Hillary, are you listening to Slammin’ Sammy?

Updated 10:21 AM EDT, Tue October 13, 2015

Story highlights

David Gergen: Hillary Clinton's challenge isn't to rack up debating points

She needs to come across as a smart, engaging, adult voice whom people could see as president, he says

First Democratic debate could be beginning of a comeback of sorts for Clinton, Gergen says

Editor’s Note: David Gergen is a senior political analyst for CNN and has been a White House adviser to four presidents. A graduate of Harvard Law School, he is a professor of public service and co-director of the Center for Public Leadership at the Harvard Kennedy School. Follow him on Twitter: @david_gergen. The opinions expressed in this commentary are his.

(CNN) —  

Sam Snead, a golf legend for some four decades, used to caution players: “Forget your opponents; always play against par.” Hillary Clinton might heed that advice Tuesday night as she enters the first Democratic debate, hosted by CNN.

David Gergen
David Gergen

The temptations will be toward racking up more debating points than any of the other four candidates on stage, especially Bernie Sanders. Her handlers are sure to have worked up some clever retorts when anyone hits her, as they will. She will also come prepared with a funny line or two.

But she needs to resist the thought that what matters is coming off as the best debater on stage. Yes, she will need to swat back Sanders and others from time to time. Yes, she wants to create a memorable sound bite to be endlessly recycled. Even so, beating Sanders & Co. is not her standard of success.

For Clinton, par Tuesday night is whether she re-emerges as presidential. She has lost much of that aura since her private email server as secretary of state was revealed in March. Leadership in the White House fundamentally depends on whether the public trusts a president to work faithfully on its behalf – to be its friend and protector. It is difficult to remember any presidential campaign where trust in a front-runner has eroded as deeply as it has with Clinton.

Tuesday night presents her with the best opportunity in months to restore her reputation. She has already started a comeback. Her aides did her a disservice by broadcasting in advance that a new, more likable, more relatable Hillary Clinton would appear this fall. Even so, she has been more relaxed and appealing – witness her star turn on “Saturday Night Live” as Val.

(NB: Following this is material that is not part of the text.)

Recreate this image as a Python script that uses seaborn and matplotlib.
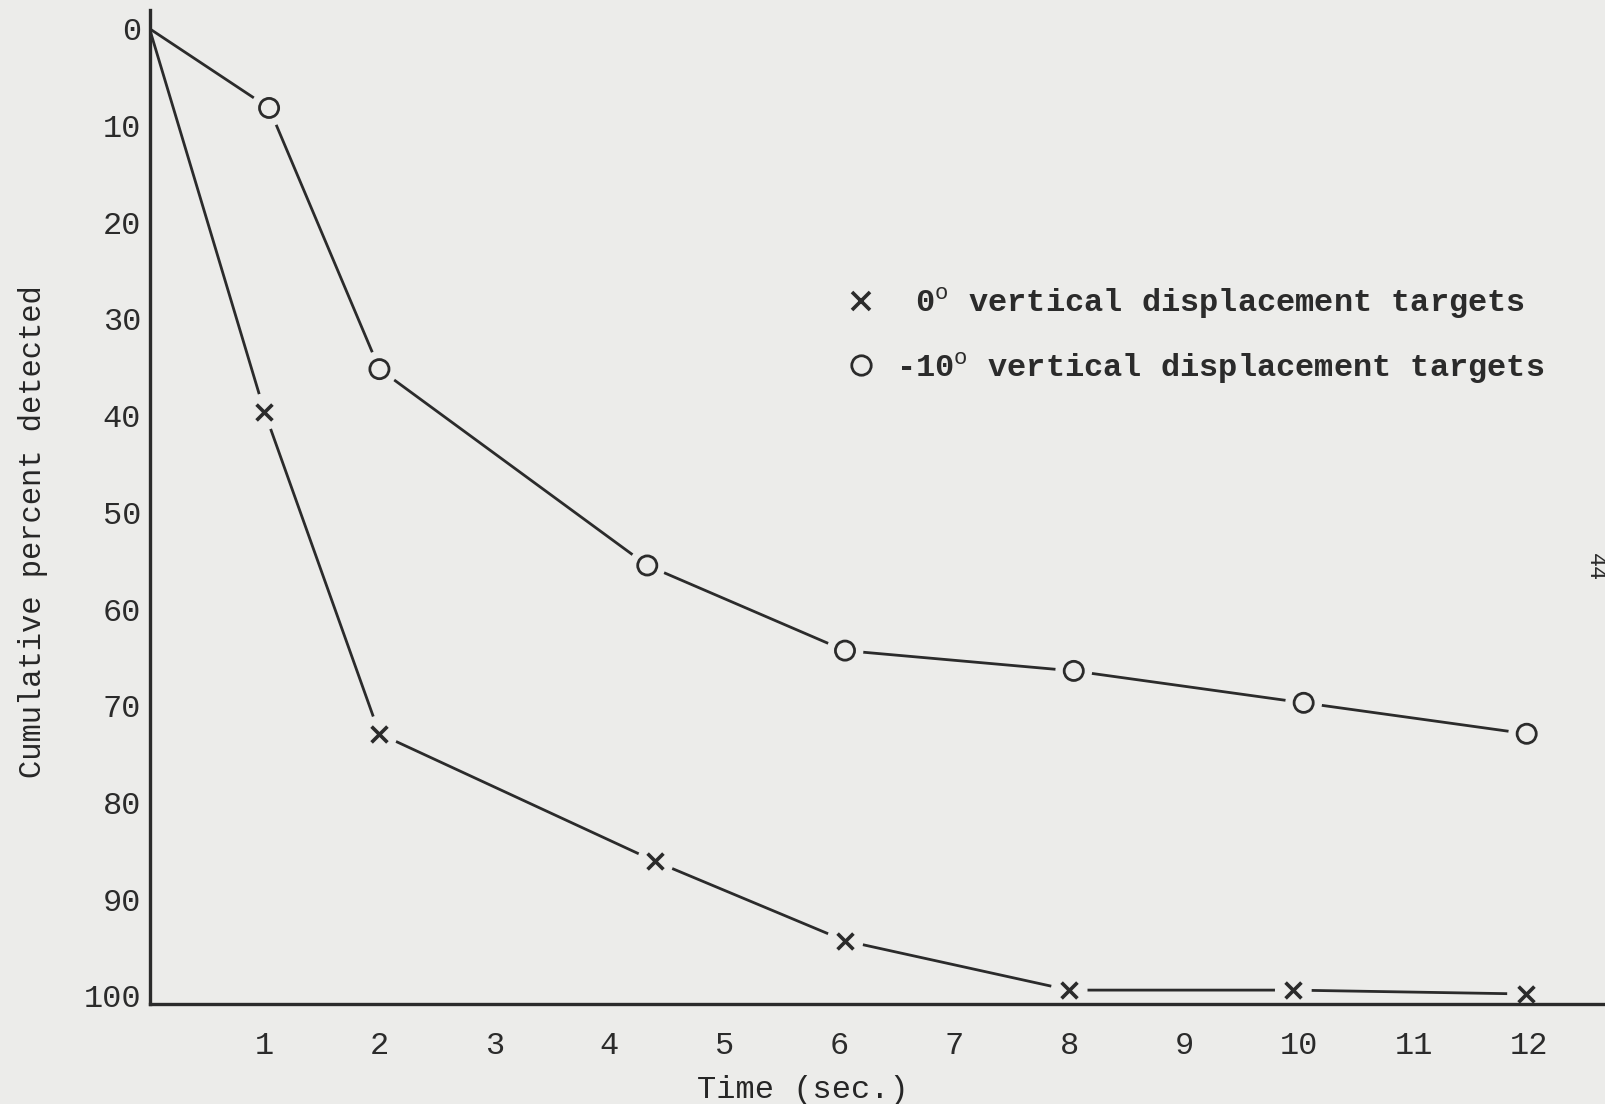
import numpy as np
import pandas as pd
import matplotlib
matplotlib.use("Agg")
import matplotlib.pyplot as plt
import seaborn as sns
from matplotlib.lines import Line2D

# values (time in sec., cumulative percent detected)
time_0deg = [0, 1.0, 2.0, 4.4, 6.05, 8.0, 9.95, 11.97]
pct_0deg = [0, 39.6, 72.9, 86.1, 94.3, 99.4, 99.4, 99.8]
time_m10deg = [0, 1.04, 2.0, 4.33, 6.05, 8.04, 10.04, 11.98]
pct_m10deg = [0, 8.2, 35.2, 55.5, 64.3, 66.4, 69.7, 72.9]

x_ticks = list(range(1, 13))
y_ticks = list(range(0, 101, 10))
legend_labels = [" 0$^{\\mathrm{o}}$ vertical displacement targets",
                 "-10$^{\\mathrm{o}}$ vertical displacement targets"]

paper = "#ececea"
ink = "#2b2b2b"
fs = 23

sns.set_theme(style="white")
plt.rcParams["font.family"] = ["Liberation Mono", "DejaVu Sans Mono"]
plt.rcParams["mathtext.fontset"] = "custom"
plt.rcParams["mathtext.rm"] = "Liberation Mono"
plt.rcParams["mathtext.bf"] = "Liberation Mono:bold"
plt.rcParams["text.color"] = ink

df0 = pd.DataFrame({"t": time_0deg, "p": pct_0deg})
df10 = pd.DataFrame({"t": time_m10deg, "p": pct_m10deg})

fig = plt.figure(figsize=(16.06, 11.04), dpi=100, facecolor=paper)
ax = fig.add_axes([0.0931, 0.0909, 0.9069, 0.8998])
ax.set_facecolor(paper)

for df, mk, ms, mew in [(df0, "x", 130, 2.6), (df10, "o", 190, 2.0)]:
    sns.lineplot(data=df, x="t", y="p", ax=ax, color=ink, lw=2.0,
                 sort=False, zorder=2)
    pts = df.iloc[1:]
    # paper-coloured halo so the line stops short of the typed mark
    sns.scatterplot(data=pts, x="t", y="p", ax=ax, s=700, color=paper,
                    edgecolor="none", zorder=3)
    if mk == "o":
        sns.scatterplot(data=pts, x="t", y="p", ax=ax, s=ms, marker="o",
                        facecolor="none", edgecolor=ink, linewidth=mew, zorder=4)
    else:
        sns.scatterplot(data=pts, x="t", y="p", ax=ax, s=ms, marker="x",
                        color=ink, linewidth=mew, zorder=4)

ax.set_xlim(0, 12.67)
ax.set_ylim(100.8, -1.9)
ax.set_xticks(x_ticks)
ax.set_yticks(y_ticks)
ax.tick_params(axis="both", length=0, labelsize=fs, colors=ink)
ax.tick_params(axis="x", pad=20)
ax.tick_params(axis="y", pad=6)

for side in ["top", "right"]:
    ax.spines[side].set_visible(False)
for side in ["left", "bottom"]:
    ax.spines[side].set_color(ink)
    ax.spines[side].set_linewidth(2.4)
    ax.spines[side].set_zorder(5)

ax.set_xlabel("Time (sec.)", fontsize=fs)
ax.set_ylabel("Cumulative percent detected", fontsize=22)
ax.xaxis.set_label_coords(0.4487, -0.072)
ax.yaxis.set_label_coords(-0.0695, 0.475)

handles = [Line2D([], [], ls="none", marker="x", ms=13, mew=2.6, color=ink),
           Line2D([], [], ls="none", marker="o", ms=14, mew=2.0,
                  mfc="none", mec=ink)]
ax.legend(handles, legend_labels, frameon=False,
          loc="upper left", bbox_to_anchor=(0.462, 0.752),
          handlelength=0.6, handletextpad=0.8, labelspacing=0.9,
          prop={"weight": "bold", "size": fs})

fig.text(0.9935, 0.486, "44", rotation=-90, fontsize=17, color=ink,
         ha="center", va="center")

fig.savefig("out.png", dpi=100, facecolor=paper)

Just as importantly, Republicans have given her the biggest gift imaginable: For all of her self-inflicted wounds these past months, theirs have been worse. Except for tea partyers and the far right, it is hard for most Americans to imagine either of the GOP front-runners – Donald Trump or Ben Carson – in the Oval Office (though Trump shouldn’t be wholly dismissed).

Think, too, of how much Republicans in the House have damaged their prospects. First, a small cabal on the far right forced out Speaker John Boehner, bringing on a torrent of awful headlines about chaos in the Republican conference. Then they discredited their own Benghazi hearings when a onetime candidate for the speaker post painted them as a political witch hunt against Clinton. Do the Republicans truly expect this display will bring back the White House?

Clinton now has the biggest opening she has experienced since the spring. Forget the danger of next week’s Benghazi hearings; Tuesday night is her moment to claim her husband’s brand as her own: the Comeback Kid.

What it will take is a steady, sophisticated, open and authoritative performance on the debate stage – a sense that an adult is finally stepping forward again, someone you may not agree with on every issue but someone who will also give you comfort that the presidency will be in safe, reliable hands.

Clinton does not need voters to fall in love with her, as they did with Barack Obama eight years ago. Her public persona is just not warm and lovable. But she is deeply compassionate, especially about women and children, and she has the capacity to inspire respect.

At the end of the night, you might ask yourself: Am I starting to believe in her again? Do I think she can make Washington work again? Will we better off four years from now? If she passes these tests in homes across the country, she will have played well against par – and might even give Joe Biden, a good man, second thoughts.